Exclude images, then output the remaining data verbatim.
+--
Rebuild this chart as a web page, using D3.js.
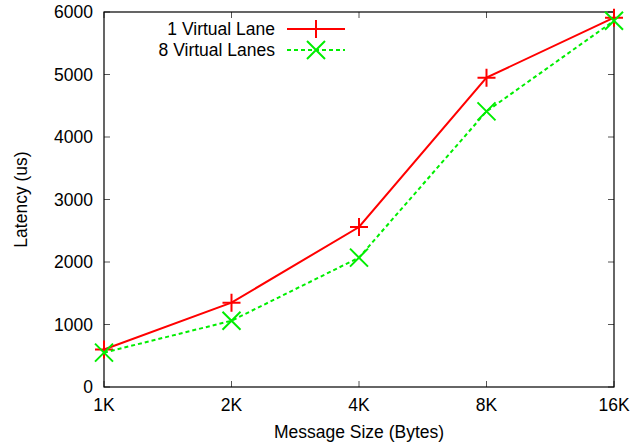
<!DOCTYPE html>
<html>
<head>
<meta charset="utf-8">
<script src="https://cdn.jsdelivr.net/npm/d3@7"></script>
<style>
  body { margin: 0; background: #fff; }
  svg { display: block; }
</style>
</head>
<body>
<div id="chart"></div>
<script>
// Latency vs message size
const sizes = ["1K", "2K", "4K", "8K", "16K"];
const oneLane = [600, 1350, 2560, 4950, 5910];
const eightLanes = [550, 1060, 2070, 4410, 5860];
const yTicks = [0, 1000, 2000, 3000, 4000, 5000, 6000];

const width = 641, height = 447;
const margin = { top: 12, right: 27, bottom: 60, left: 104 };
const font = "'Liberation Sans', Arial, Helvetica, sans-serif";
const fs = "17.5px";

const svg = d3.select("#chart")
    .append("svg")
    .attr("width", width)
    .attr("height", height);

const x = d3.scalePoint()
    .domain(sizes)
    .range([margin.left, width - margin.right]);

const y = d3.scaleLinear()
    .domain([0, 6000])
    .range([height - margin.bottom, margin.top]);

const x0 = margin.left, x1 = width - margin.right;
const y0 = height - margin.bottom, y1 = margin.top;
const tickLen = 6;

// inward ticks on all four sides
const ticks = svg.append("g").attr("stroke", "#555").attr("stroke-width", 1);
sizes.forEach(s => {
    ticks.append("line").attr("x1", x(s)).attr("x2", x(s)).attr("y1", y0).attr("y2", y0 - tickLen);
    ticks.append("line").attr("x1", x(s)).attr("x2", x(s)).attr("y1", y1).attr("y2", y1 + tickLen);
});
yTicks.forEach(v => {
    ticks.append("line").attr("x1", x0).attr("x2", x0 + tickLen).attr("y1", y(v)).attr("y2", y(v));
    ticks.append("line").attr("x1", x1).attr("x2", x1 - tickLen).attr("y1", y(v)).attr("y2", y(v));
});

svg.append("rect")
    .attr("x", x0).attr("y", y1)
    .attr("width", x1 - x0).attr("height", y0 - y1)
    .attr("fill", "none")
    .attr("stroke", "#000")
    .attr("stroke-width", 1.2);

// tick labels
svg.append("g").selectAll("text")
    .data(sizes)
    .join("text")
    .attr("x", d => x(d))
    .attr("y", y0 + 24)
    .attr("text-anchor", "middle")
    .attr("font-family", font)
    .attr("font-size", fs)
    .text(d => d);

svg.append("g").selectAll("text")
    .data(yTicks)
    .join("text")
    .attr("x", x0 - 11)
    .attr("y", d => y(d) + 6)
    .attr("text-anchor", "end")
    .attr("font-family", font)
    .attr("font-size", fs)
    .text(d => d);

// axis titles
svg.append("text")
    .attr("x", (x0 + x1) / 2)
    .attr("y", 438)
    .attr("text-anchor", "middle")
    .attr("font-family", font)
    .attr("font-size", fs)
    .text("Message Size (Bytes)");

svg.append("text")
    .attr("transform", `translate(27, ${(y0 + y1) / 2}) rotate(-90)`)
    .attr("text-anchor", "middle")
    .attr("font-family", font)
    .attr("font-size", fs)
    .text("Latency (us)");

const series = [
    { name: "1 Virtual Lane", values: oneLane, color: "#ff0000", dash: null, marker: "plus" },
    { name: "8 Virtual Lanes", values: eightLanes, color: "#00ee00", dash: "4,3", marker: "cross" }
];

const line = d3.line().x(d => d[0]).y(d => d[1]);
const m = 9;

function drawMarker(g, type, cx, cy, color) {
    if (type === "plus") {
        g.append("path")
            .attr("d", `M${cx - m},${cy}H${cx + m}M${cx},${cy - m}V${cy + m}`)
            .attr("stroke", color).attr("stroke-width", 2).attr("fill", "none");
    } else {
        g.append("path")
            .attr("d", `M${cx - m},${cy - m}L${cx + m},${cy + m}M${cx - m},${cy + m}L${cx + m},${cy - m}`)
            .attr("stroke", color).attr("stroke-width", 2).attr("fill", "none");
    }
}

series.forEach((s, i) => {
    const pts = sizes.map((k, j) => [x(k), y(s.values[j])]);
    const g = svg.append("g");
    g.append("path")
        .attr("d", line(pts))
        .attr("fill", "none")
        .attr("stroke", s.color)
        .attr("stroke-width", 2)
        .attr("stroke-dasharray", s.dash);
    pts.forEach(p => drawMarker(g, s.marker, p[0], p[1], s.color));

    // legend
    const ly = 29 + i * 21;
    svg.append("text")
        .attr("x", 275)
        .attr("y", ly + 6)
        .attr("text-anchor", "end")
        .attr("font-family", font)
        .attr("font-size", fs)
        .text(s.name);
    svg.append("line")
        .attr("x1", 287).attr("x2", 345)
        .attr("y1", ly).attr("y2", ly)
        .attr("stroke", s.color)
        .attr("stroke-width", 2)
        .attr("stroke-dasharray", s.dash);
    drawMarker(svg, s.marker, 316, ly, s.color);
});
</script>
</body>
</html>
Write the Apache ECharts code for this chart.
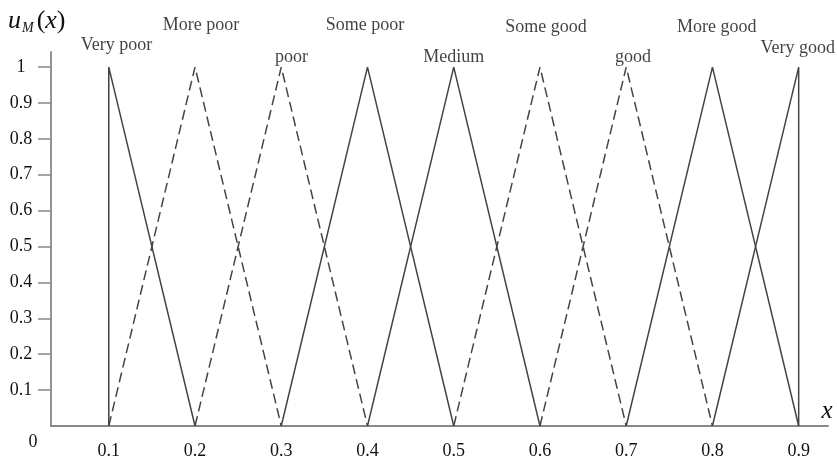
+--
## [THE SOLUTION]
Rebuild this chart as a web page, using D3.js.
<!DOCTYPE html>
<html>
<head>
<meta charset="utf-8">
<script src="https://cdn.jsdelivr.net/npm/d3@7"></script>
<style>
  body { margin: 0; background: #fff; }
  svg { display: block; }
</style>
</head>
<body>
<div id="chart"></div>
<script>
// Latency vs message size
const sizes = ["1K", "2K", "4K", "8K", "16K"];
const oneLane = [600, 1350, 2560, 4950, 5910];
const eightLanes = [550, 1060, 2070, 4410, 5860];
const yTicks = [0, 1000, 2000, 3000, 4000, 5000, 6000];

const width = 641, height = 447;
const margin = { top: 12, right: 27, bottom: 60, left: 104 };
const font = "'Liberation Sans', Arial, Helvetica, sans-serif";
const fs = "17.5px";

const svg = d3.select("#chart")
    .append("svg")
    .attr("width", width)
    .attr("height", height);

const x = d3.scalePoint()
    .domain(sizes)
    .range([margin.left, width - margin.right]);

const y = d3.scaleLinear()
    .domain([0, 6000])
    .range([height - margin.bottom, margin.top]);

const x0 = margin.left, x1 = width - margin.right;
const y0 = height - margin.bottom, y1 = margin.top;
const tickLen = 6;

// inward ticks on all four sides
const ticks = svg.append("g").attr("stroke", "#555").attr("stroke-width", 1);
sizes.forEach(s => {
    ticks.append("line").attr("x1", x(s)).attr("x2", x(s)).attr("y1", y0).attr("y2", y0 - tickLen);
    ticks.append("line").attr("x1", x(s)).attr("x2", x(s)).attr("y1", y1).attr("y2", y1 + tickLen);
});
yTicks.forEach(v => {
    ticks.append("line").attr("x1", x0).attr("x2", x0 + tickLen).attr("y1", y(v)).attr("y2", y(v));
    ticks.append("line").attr("x1", x1).attr("x2", x1 - tickLen).attr("y1", y(v)).attr("y2", y(v));
});

svg.append("rect")
    .attr("x", x0).attr("y", y1)
    .attr("width", x1 - x0).attr("height", y0 - y1)
    .attr("fill", "none")
    .attr("stroke", "#000")
    .attr("stroke-width", 1.2);

// tick labels
svg.append("g").selectAll("text")
    .data(sizes)
    .join("text")
    .attr("x", d => x(d))
    .attr("y", y0 + 24)
    .attr("text-anchor", "middle")
    .attr("font-family", font)
    .attr("font-size", fs)
    .text(d => d);

svg.append("g").selectAll("text")
    .data(yTicks)
    .join("text")
    .attr("x", x0 - 11)
    .attr("y", d => y(d) + 6)
    .attr("text-anchor", "end")
    .attr("font-family", font)
    .attr("font-size", fs)
    .text(d => d);

// axis titles
svg.append("text")
    .attr("x", (x0 + x1) / 2)
    .attr("y", 438)
    .attr("text-anchor", "middle")
    .attr("font-family", font)
    .attr("font-size", fs)
    .text("Message Size (Bytes)");

svg.append("text")
    .attr("transform", `translate(27, ${(y0 + y1) / 2}) rotate(-90)`)
    .attr("text-anchor", "middle")
    .attr("font-family", font)
    .attr("font-size", fs)
    .text("Latency (us)");

const series = [
    { name: "1 Virtual Lane", values: oneLane, color: "#ff0000", dash: null, marker: "plus" },
    { name: "8 Virtual Lanes", values: eightLanes, color: "#00ee00", dash: "4,3", marker: "cross" }
];

const line = d3.line().x(d => d[0]).y(d => d[1]);
const m = 9;

function drawMarker(g, type, cx, cy, color) {
    if (type === "plus") {
        g.append("path")
            .attr("d", `M${cx - m},${cy}H${cx + m}M${cx},${cy - m}V${cy + m}`)
            .attr("stroke", color).attr("stroke-width", 2).attr("fill", "none");
    } else {
        g.append("path")
            .attr("d", `M${cx - m},${cy - m}L${cx + m},${cy + m}M${cx - m},${cy + m}L${cx + m},${cy - m}`)
            .attr("stroke", color).attr("stroke-width", 2).attr("fill", "none");
    }
}

series.forEach((s, i) => {
    const pts = sizes.map((k, j) => [x(k), y(s.values[j])]);
    const g = svg.append("g");
    g.append("path")
        .attr("d", line(pts))
        .attr("fill", "none")
        .attr("stroke", s.color)
        .attr("stroke-width", 2)
        .attr("stroke-dasharray", s.dash);
    pts.forEach(p => drawMarker(g, s.marker, p[0], p[1], s.color));

    // legend
    const ly = 29 + i * 21;
    svg.append("text")
        .attr("x", 275)
        .attr("y", ly + 6)
        .attr("text-anchor", "end")
        .attr("font-family", font)
        .attr("font-size", fs)
        .text(s.name);
    svg.append("line")
        .attr("x1", 287).attr("x2", 345)
        .attr("y1", ly).attr("y2", ly)
        .attr("stroke", s.color)
        .attr("stroke-width", 2)
        .attr("stroke-dasharray", s.dash);
    drawMarker(svg, s.marker, 316, ly, s.color);
});
</script>
</body>
</html>
Write the Apache ECharts code for this chart.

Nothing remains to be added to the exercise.